▶ **INFORMATION SUPPLIED**
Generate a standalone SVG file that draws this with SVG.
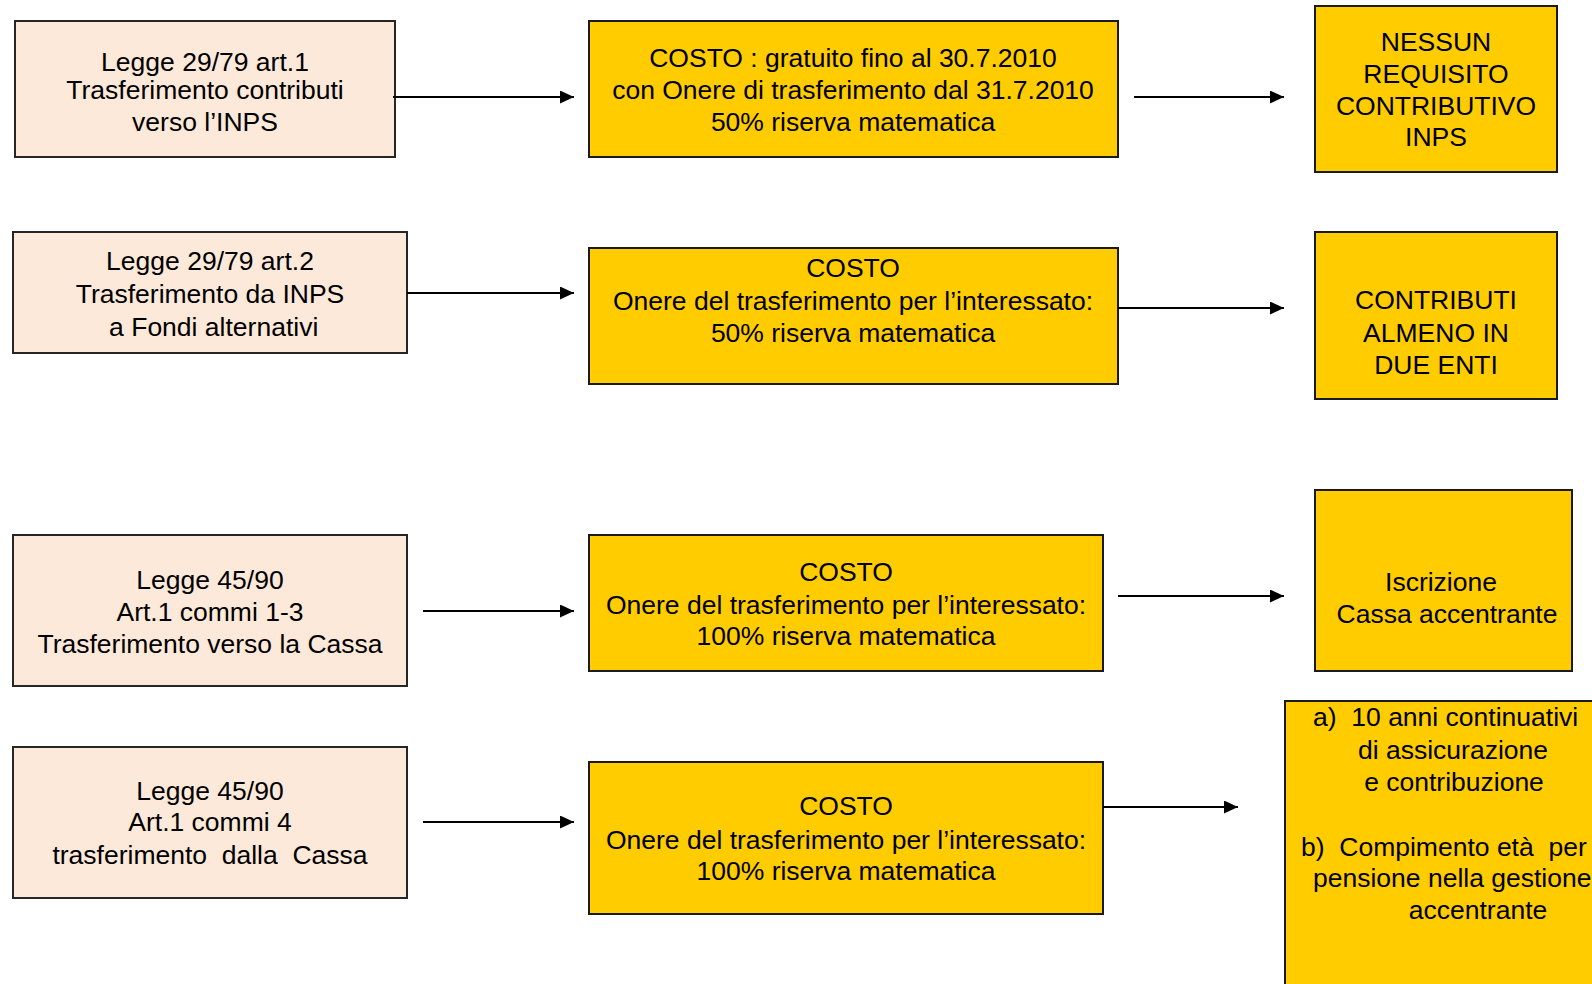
<svg xmlns="http://www.w3.org/2000/svg" width="1592" height="984" viewBox="0 0 1592 984">
<style>
.peach{fill:#FDE9D9;stroke:#262626;stroke-width:2}
.gold{fill:#FFCC00;stroke:#1a1a1a;stroke-width:2}
text{font-family:"Liberation Sans",Arial,sans-serif;font-size:26.5px;fill:#000;white-space:pre}
.c{text-anchor:middle}
.conn line{stroke:#000;stroke-width:2;marker-end:url(#ah)}
</style>
<defs>
<marker id="ah" viewBox="0 0 10 10" refX="10" refY="5" markerWidth="14" markerHeight="13" markerUnits="userSpaceOnUse" orient="auto" preserveAspectRatio="none">
<path d="M0,0 L10,5 L0,10 Z" fill="#000"/>
</marker>
</defs>
<rect width="1592" height="984" fill="#fff"/>

<g id="L1"><rect class="peach" x="15" y="21" width="380" height="136"/>
<text class="c" x="205" y="71">Legge 29/79 art.1</text>
<text class="c" x="205" y="99">Trasferimento contributi</text>
<text class="c" x="205" y="131">verso l’INPS</text></g>

<g id="L2"><rect class="peach" x="13" y="232" width="394" height="121"/>
<text class="c" x="210" y="270">Legge 29/79 art.2</text>
<text class="c" x="210" y="303">Trasferimento da INPS</text>
<text class="c" x="210" y="336" xml:space="preserve"> a Fondi alternativi</text></g>

<g id="L3"><rect class="peach" x="13" y="535" width="394" height="151"/>
<text class="c" x="210" y="589">Legge 45/90</text>
<text class="c" x="210" y="621">Art.1 commi 1-3</text>
<text class="c" x="210" y="653">Trasferimento verso la Cassa</text></g>

<g id="L4"><rect class="peach" x="13" y="747" width="394" height="151"/>
<text class="c" x="210" y="800">Legge 45/90</text>
<text class="c" x="210" y="831">Art.1 commi 4</text>
<text class="c" x="210" y="864" xml:space="preserve">trasferimento  dalla  Cassa</text></g>

<g id="M1"><rect class="gold" x="589" y="21" width="529" height="136"/>
<text class="c" x="853" y="67">COSTO : gratuito fino al 30.7.2010</text>
<text class="c" x="853" y="99">con Onere di trasferimento dal 31.7.2010</text>
<text class="c" x="853" y="131">50% riserva matematica</text></g>

<g id="M2"><rect class="gold" x="589" y="248" width="529" height="136"/>
<text class="c" x="853" y="277">COSTO</text>
<text class="c" x="853" y="310">Onere del trasferimento per l’interessato:</text>
<text class="c" x="853" y="342">50% riserva matematica</text></g>

<g id="M3"><rect class="gold" x="589" y="535" width="514" height="136"/>
<text class="c" x="846" y="581">COSTO</text>
<text class="c" x="846" y="614">Onere del trasferimento per l’interessato:</text>
<text class="c" x="846" y="645">100% riserva matematica</text></g>

<g id="M4"><rect class="gold" x="589" y="762" width="514" height="152"/>
<text class="c" x="846" y="815">COSTO</text>
<text class="c" x="846" y="849">Onere del trasferimento per l’interessato:</text>
<text class="c" x="846" y="880">100% riserva matematica</text></g>

<g id="R1"><rect class="gold" x="1315" y="6" width="242" height="166"/>
<text class="c" x="1436" y="51">NESSUN</text>
<text class="c" x="1436" y="83">REQUISITO</text>
<text class="c" x="1436" y="115">CONTRIBUTIVO</text>
<text class="c" x="1436" y="146">INPS</text></g>

<g id="R2"><rect class="gold" x="1315" y="232" width="242" height="167"/>
<text class="c" x="1436" y="309">CONTRIBUTI</text>
<text class="c" x="1436" y="342">ALMENO IN</text>
<text class="c" x="1436" y="374">DUE ENTI</text></g>

<g id="R3"><rect class="gold" x="1315" y="490" width="257" height="181"/>
<text class="c" x="1441" y="591">Iscrizione</text>
<text class="c" x="1447" y="623">Cassa accentrante</text></g>

<g id="R4"><rect class="gold" x="1285" y="701" width="320" height="300"/>
<text x="1313" y="726" xml:space="preserve">a)  10 anni continuativi</text>
<text class="c" x="1453" y="759">di assicurazione</text>
<text class="c" x="1454" y="791">e contribuzione</text>
<text x="1301" y="856" xml:space="preserve">b)  Compimento età  per</text>
<text x="1313" y="887">pensione nella gestione</text>
<text class="c" x="1478" y="919">accentrante</text></g>

<g id="connectors" class="conn">
<line x1="393" y1="97" x2="574" y2="97"/>
<line x1="407" y1="293" x2="574" y2="293"/>
<line x1="423" y1="611" x2="574" y2="611"/>
<line x1="423" y1="822" x2="574" y2="822"/>
<line x1="1134" y1="97" x2="1284" y2="97"/>
<line x1="1118" y1="308" x2="1284" y2="308"/>
<line x1="1118" y1="596" x2="1284" y2="596"/>
<line x1="1103" y1="807" x2="1238" y2="807"/>
</g>
</svg>
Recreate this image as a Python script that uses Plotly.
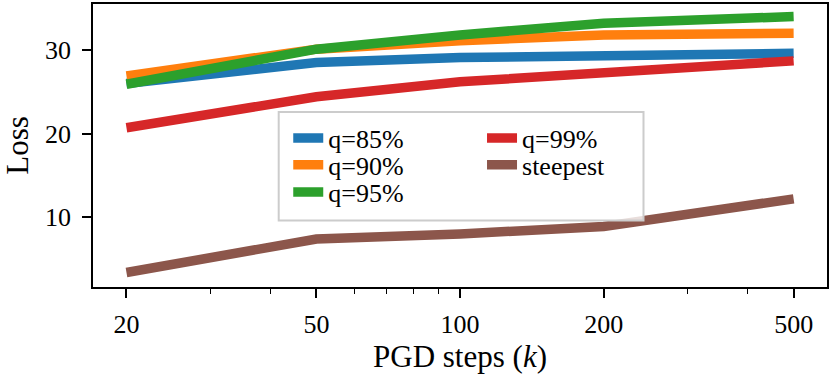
import plotly.graph_objects as go

steps = [20, 50, 100, 200, 500]
loss_q85 = [26.0, 28.5, 29.1, 29.4, 29.6]
loss_q90 = [26.9, 30.1, 31.1, 31.8, 32.0]
loss_q95 = [25.9, 30.1, 31.8, 33.2, 34.0]
loss_q99 = [20.7, 24.4, 26.2, 27.2, 28.7]
loss_steepest = [3.4, 7.4, 8.0, 8.9, 12.2]

x_ticks = [20, 50, 100, 200, 500]
x_minor = [30, 40, 60, 70, 80, 90, 300, 400]
y_ticks = [10, 20, 30]

# name, values, colour, legend slot (column, row)
series = [
    ("q=85%", loss_q85, "#1f77b4", (0, 0)),
    ("q=90%", loss_q90, "#ff7f0e", (0, 1)),
    ("q=95%", loss_q95, "#2ca02c", (0, 2)),
    ("q=99%", loss_q99, "#d62728", (1, 0)),
    ("steepest", loss_steepest, "#8c564b", (1, 1)),
]

FONT = "Liberation Serif, DejaVu Serif, serif"
col_x = [0.266, 0.530]
row_y = [0.526, 0.432, 0.335]

fig = go.Figure()
legends = {}
for i, (name, vals, color, (col, row)) in enumerate(series):
    key = "legend" if i == 0 else "legend%d" % (i + 1)
    fig.add_trace(go.Scatter(
        x=steps, y=vals, mode="lines", name=name,
        line=dict(color=color, width=9.5),
        legend=key,
    ))
    legends[key] = dict(
        x=col_x[col], y=row_y[row], xanchor="left", yanchor="middle",
        bgcolor="rgba(0,0,0,0)", borderwidth=0,
        font=dict(family=FONT, size=26, color="black"),
    )

axis_common = dict(
    showline=True, linecolor="black", linewidth=1.8, mirror=True,
    ticks="outside", ticklen=9, tickwidth=1.8, tickcolor="black",
    showgrid=False, zeroline=False,
    tickfont=dict(family=FONT, size=26, color="black"),
)

fig.update_layout(
    width=831, height=382,
    margin=dict(l=93, r=2, t=2, b=95),
    plot_bgcolor="white", paper_bgcolor="white",
    font=dict(family=FONT, color="black"),
    xaxis=dict(
        type="log", range=[1.2309, 2.7689],
        tickvals=x_ticks, ticktext=[str(v) for v in x_ticks],
        ticklabelstandoff=4,
        minor=dict(ticks="outside", ticklen=5, tickwidth=1.3, tickcolor="black",
                   tickvals=x_minor),
        title=dict(text="PGD steps (<i>k</i>)", font=dict(family=FONT, size=31), standoff=6),
        **axis_common,
    ),
    yaxis=dict(
        range=[1.66, 35.5], tickvals=y_ticks,
        ticklabelstandoff=6,
        title=dict(text="Loss", font=dict(family=FONT, size=31), standoff=8),
        **axis_common,
    ),
    shapes=[dict(
        type="rect", xref="paper", yref="paper", layer="above",
        x0=0.253, x1=0.75, y0=0.235, y1=0.618,
        line=dict(color="#cccccc", width=2),
        fillcolor="rgba(255,255,255,0.8)",
    )],
    showlegend=True,
    **legends,
)

fig.write_html("out.html", config={"displayModeBar": False},
               post_script="document.body.style.margin='0';")
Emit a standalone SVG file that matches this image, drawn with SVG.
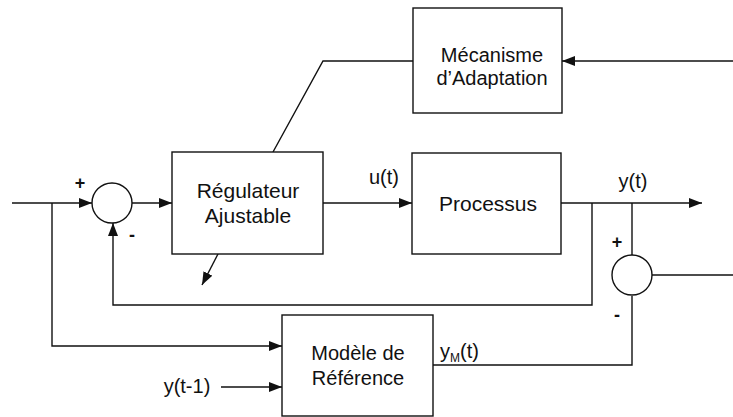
<svg xmlns="http://www.w3.org/2000/svg" width="733" height="417" viewBox="0 0 733 417">
<defs>
<marker id="ah" markerUnits="userSpaceOnUse" markerWidth="14" markerHeight="12" refX="13" refY="5" orient="auto">
<path d="M0,0 L13,5 L0,10 Z" fill="#111"/>
</marker>
<style>
.b{fill:#fff;stroke:#111;stroke-width:1.4}
.l{fill:none;stroke:#111;stroke-width:1.4}
.t{font-family:"Liberation Sans",Arial,sans-serif;font-size:20px;fill:#111;text-anchor:middle}
.s{font-family:"Liberation Sans",Arial,sans-serif;font-size:18px;font-weight:bold;fill:#111;text-anchor:middle}
</style>
</defs>
<g id="connectors">
<path class="l" d="M12,203 H92" marker-end="url(#ah)"/>
<path class="l" d="M132,203 H172" marker-end="url(#ah)"/>
<path class="l" d="M323,203 H412" marker-end="url(#ah)"/>
<path class="l" d="M561,203 H702" marker-end="url(#ah)"/>
<path class="l" d="M592,203 V305 H113 V223" marker-end="url(#ah)"/>
<path class="l" d="M52,203 V346 H282" marker-end="url(#ah)"/>
<path class="l" d="M221,387 H282" marker-end="url(#ah)"/>
<path class="l" d="M632,203 V255"/>
<path class="l" d="M652,275 H733"/>
<path class="l" d="M433,365 H632 V296"/>
<path class="l" d="M733,61 H562" marker-end="url(#ah)"/>
<path class="l" d="M413,61 H323 L273,152"/>
<path class="l" d="M218,254 L202,285" marker-end="url(#ah)"/>
</g>
<g id="sum1">
<circle class="b" cx="112" cy="203" r="20"/>
<text class="s" x="80" y="189">+</text>
<text class="s" x="132" y="241">-</text>
</g>
<g id="regulateur">
<rect class="b" x="172" y="152" width="151" height="102"/>
<text class="t" x="248" y="198" style="font-size:21px">Régulateur</text>
<text class="t" x="248" y="223" style="font-size:21px">Ajustable</text>
</g>
<g id="processus">
<rect class="b" x="412" y="153" width="149" height="101"/>
<text class="t" x="488" y="211" style="font-size:21px">Processus</text>
<text class="t" x="384" y="184">u(t)</text>
<text class="t" x="633" y="188">y(t)</text>
</g>
<g id="mecanisme">
<rect class="b" x="413" y="8" width="149" height="105"/>
<text class="t" x="492" y="62">Mécanisme</text>
<text class="t" x="492" y="85">d’Adaptation</text>
</g>
<g id="sum2">
<circle class="b" cx="632" cy="275" r="20"/>
<text class="s" x="617" y="248">+</text>
<text class="s" x="617" y="321">-</text>
</g>
<g id="modele">
<rect class="b" x="282" y="315" width="151" height="101"/>
<text class="t" x="358" y="360">Modèle de</text>
<text class="t" x="358" y="385">Référence</text>
<text class="t" x="440" y="358" style="text-anchor:start">y<tspan font-size="12" dy="4">M</tspan><tspan dy="-4">(t)</tspan></text>
<text class="t" x="187" y="393">y(t-1)</text>
</g>
</svg>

▶ **PROBLEM DETAILS**
Only the lines from the start of the entries above to the line containing "a Fondi alternativi</text></g>" are to be given again, exactly and with both ends included; pictures are excluded.

▶ **THE RESPONSE**
Generate a standalone SVG file that draws this with SVG.
<svg xmlns="http://www.w3.org/2000/svg" width="1592" height="984" viewBox="0 0 1592 984">
<style>
.peach{fill:#FDE9D9;stroke:#262626;stroke-width:2}
.gold{fill:#FFCC00;stroke:#1a1a1a;stroke-width:2}
text{font-family:"Liberation Sans",Arial,sans-serif;font-size:26.5px;fill:#000;white-space:pre}
.c{text-anchor:middle}
.conn line{stroke:#000;stroke-width:2;marker-end:url(#ah)}
</style>
<defs>
<marker id="ah" viewBox="0 0 10 10" refX="10" refY="5" markerWidth="14" markerHeight="13" markerUnits="userSpaceOnUse" orient="auto" preserveAspectRatio="none">
<path d="M0,0 L10,5 L0,10 Z" fill="#000"/>
</marker>
</defs>
<rect width="1592" height="984" fill="#fff"/>

<g id="L1"><rect class="peach" x="15" y="21" width="380" height="136"/>
<text class="c" x="205" y="71">Legge 29/79 art.1</text>
<text class="c" x="205" y="99">Trasferimento contributi</text>
<text class="c" x="205" y="131">verso l’INPS</text></g>

<g id="L2"><rect class="peach" x="13" y="232" width="394" height="121"/>
<text class="c" x="210" y="270">Legge 29/79 art.2</text>
<text class="c" x="210" y="303">Trasferimento da INPS</text>
<text class="c" x="210" y="336" xml:space="preserve"> a Fondi alternativi</text></g>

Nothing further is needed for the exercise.